For instance, low sulfur content crude from Bakken is highly prized at east coast refineries, and therefore is more profitable for producers than the Texas refineries now served by present pipelines. Tad True, vice president of True Companies, an oil pipeline operator in North Dakota and Wyoming, said the trains can reach refineries that pipelines can’t. Because of that, he estimates that new oil pipeline construction will only be to tie to railheads the network of the more than 200,000 miles of pipelines that already exist, to make the whole system more efficient.
Enbridge Inc. doesn’t need Keystone. It is building its Northern Gateway Pipeline project to carry natural gas condensate eastward to markets on the east coast while simultaneously (using a double pipeline) carrying oil sands from Alberta to Kitimat, British Columbia, where it will be shipped to Asian refineries for processing. It is also building a new line, with the help of Marathon Petroleum Corporation, that will carry crude out of North Dakota to refineries in Michigan and Kentucky, starting in 2016.
Kinder-Morgan’s Trans-Mountain pipeline already delivers 300,000 barrels of crude every day from Alberta to Vancouver, B.C., and is seeking approval from Canadian authorities to nearly triple that with an expansion.

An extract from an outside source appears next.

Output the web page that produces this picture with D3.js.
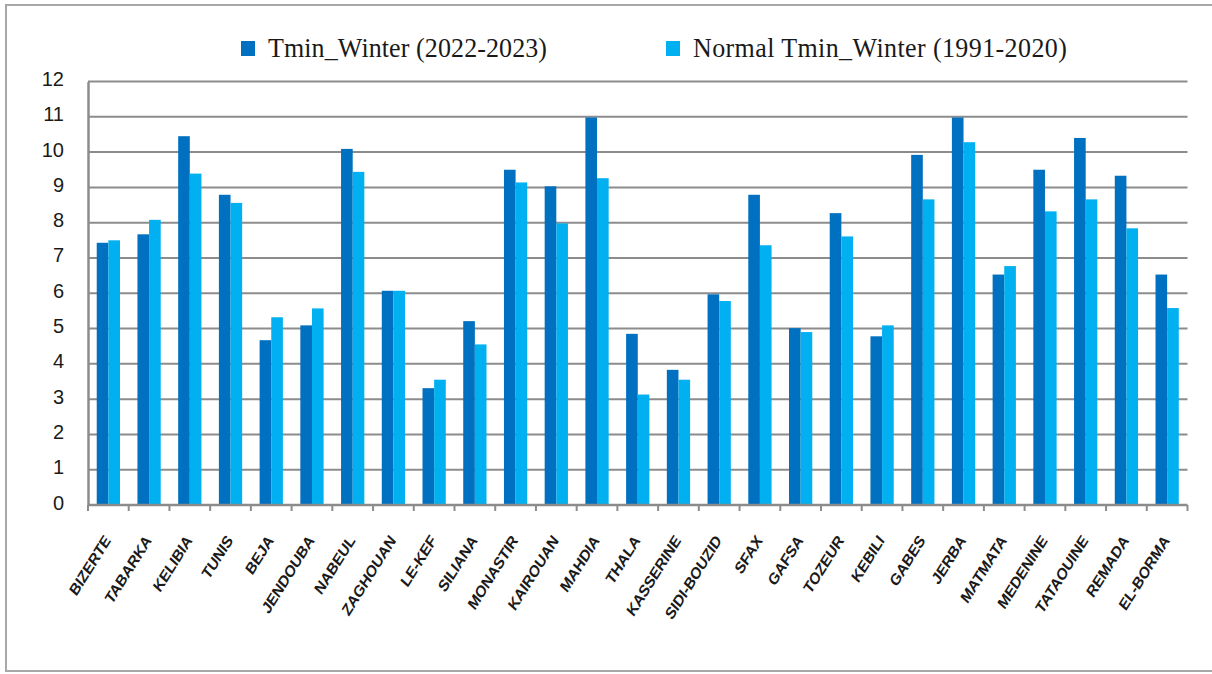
<!DOCTYPE html>
<html>
<head>
<meta charset="utf-8">
<script src="https://cdn.jsdelivr.net/npm/d3@7"></script>
<style>
  html, body { margin: 0; padding: 0; background: #ffffff; }
  svg { display: block; }
</style>
</head>
<body>
<svg id="chart" width="1212" height="674"></svg>
<script>
// Winter minimum temperatures by station (°C)
const stations = ["BIZERTE","TABARKA","KELIBIA","TUNIS","BEJA","JENDOUBA","NABEUL","ZAGHOUAN","LE-KEF","SILIANA","MONASTIR","KAIROUAN","MAHDIA","THALA","KASSERINE","SIDI-BOUZID","SFAX","GAFSA","TOZEUR","KEBILI","GABES","JERBA","MATMATA","MEDENINE","TATAOUINE","REMADA","EL-BORMA"];
const tminWinter2223 = [7.43,7.67,10.45,8.79,4.67,5.09,10.09,6.07,3.31,5.21,9.5,9.03,10.98,4.85,3.83,5.97,8.79,5.01,8.27,4.78,9.92,10.98,6.53,9.5,10.4,9.33,6.53];
const normalTmin9120 = [7.5,8.08,9.39,8.56,5.32,5.57,9.44,6.07,3.55,4.55,9.14,7.98,9.26,3.13,3.55,5.78,7.36,4.9,7.61,5.09,8.66,10.28,6.77,8.32,8.66,7.84,5.58];
const seriesNames = ["Tmin_Winter (2022-2023)", "Normal Tmin_Winter (1991-2020)"];
const seriesColors = ["#0070C0", "#00B0F0"];
const yTicks = [0,1,2,3,4,5,6,7,8,9,10,11,12];

const svg = d3.select("#chart");
const plot = { left: 88, right: 1187.5, top: 81.5, bottom: 505 };

// outer frame (right edge runs past the canvas)
svg.append("rect")
  .attr("x", 6).attr("y", 5)
  .attr("width", 1220).attr("height", 666)
  .attr("fill", "none")
  .attr("stroke", "#a8a8a8")
  .attr("stroke-width", 2);

const x = d3.scaleBand().domain(stations).range([plot.left, plot.right]).padding(0);
const y = d3.scaleLinear().domain([0, 12]).range([plot.bottom, plot.top]);
const bw = x.bandwidth() / 3.5;   // two bars plus a 150% gap per category

// horizontal grid lines
svg.append("g")
  .selectAll("line")
  .data(yTicks.filter(d => d > 0))
  .join("line")
  .attr("x1", plot.left).attr("x2", plot.right)
  .attr("y1", d => y(d)).attr("y2", d => y(d))
  .attr("stroke", "#8c8c8c")
  .attr("stroke-width", 2);

// bars
const series = [tminWinter2223, normalTmin9120];
series.forEach((vals, si) => {
  svg.append("g")
    .selectAll("rect")
    .data(stations)
    .join("rect")
    .attr("x", d => x(d) + bw * (0.75 + si))
    .attr("width", bw)
    .attr("y", (d, i) => y(vals[i]))
    .attr("height", (d, i) => y(0) - y(vals[i]))
    .attr("fill", seriesColors[si]);
});

// y axis
const yAxis = svg.append("g")
  .attr("transform", `translate(${plot.left},0)`)
  .call(d3.axisLeft(y).tickValues(yTicks).tickSize(0).tickPadding(24).tickFormat(d3.format("d")));
yAxis.select(".domain").attr("stroke", "#8c8c8c").attr("stroke-width", 2.5);
yAxis.selectAll("text")
  .attr("font-family", "'Liberation Sans', Arial, sans-serif")
  .attr("font-size", 20)
  .attr("fill", "#1a1a1a")
  .attr("dy", "0.2em");

// x axis baseline and category ticks at band boundaries
const xb = svg.append("g");
xb.append("line")
  .attr("x1", plot.left).attr("x2", plot.right)
  .attr("y1", plot.bottom).attr("y2", plot.bottom)
  .attr("stroke", "#8c8c8c").attr("stroke-width", 2.5);
const bounds = stations.map(s => x(s)).concat([plot.right]);
xb.selectAll("line.tk")
  .data(bounds)
  .join("line")
  .attr("class", "tk")
  .attr("x1", d => d).attr("x2", d => d)
  .attr("y1", plot.bottom).attr("y2", plot.bottom + 6)
  .attr("stroke", "#8c8c8c").attr("stroke-width", 2);

// rotated category labels, slightly stretched vertically
xb.selectAll("g.cat")
  .data(stations)
  .join("g")
  .attr("class", "cat")
  .attr("transform", d => "translate(" + (x(d) + x.bandwidth() / 2 + 3) + "," + (plot.bottom + 36) + ")")
  .append("text")
  .attr("text-anchor", "end")
  .attr("transform", "scale(1,1.2) rotate(-53)")
  .attr("font-family", "'Liberation Sans', Arial, sans-serif")
  .attr("font-weight", "bold")
  .attr("font-size", 14)
  .attr("letter-spacing", "-0.2px")
  .attr("fill", "#1a1a1a")
  .text(d => d);

// legend
const legendX = [241, 666];
const legend = svg.append("g");
seriesNames.forEach((name, i) => {
  legend.append("rect")
    .attr("x", legendX[i]).attr("y", 41)
    .attr("width", 14).attr("height", 15)
    .attr("fill", seriesColors[i]);
  legend.append("text")
    .attr("transform", `translate(${legendX[i] + 27},57) scale(1,1.08)`)
    .attr("font-family", "'Liberation Serif', 'Times New Roman', serif")
    .attr("font-size", 26)
    .attr("letter-spacing", i === 1 ? "0.4px" : "0.1px")
    .attr("fill", "#1a1a1a")
    .text(name);
});
</script>
</body>
</html>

Although rail is more costly than pipeline transmission, it is almost as safe, despite the headlines that the 2013 Lac-Megantic tragedy generated. This was confirmed by Obama-appointed Federal Railroad Administrator Joseph Szabo:
Rail has never been safer. I have said repeatedly, 2012 — by virtually all measures — was the safest year in railroading history, with train accidents down a remarkable 43% in 10 years. And among the millions of annual shipments of hazardous materials by rail, less than a fraction of 1% of these has resulted in any type of release.
The passage by the House of its ninth attempt to force the Senate to send a bill approving Keystone to the president’s desk for signing will surely fail once again. The longer Obama waits, the less relevant Keystone becomes — as does the president himself.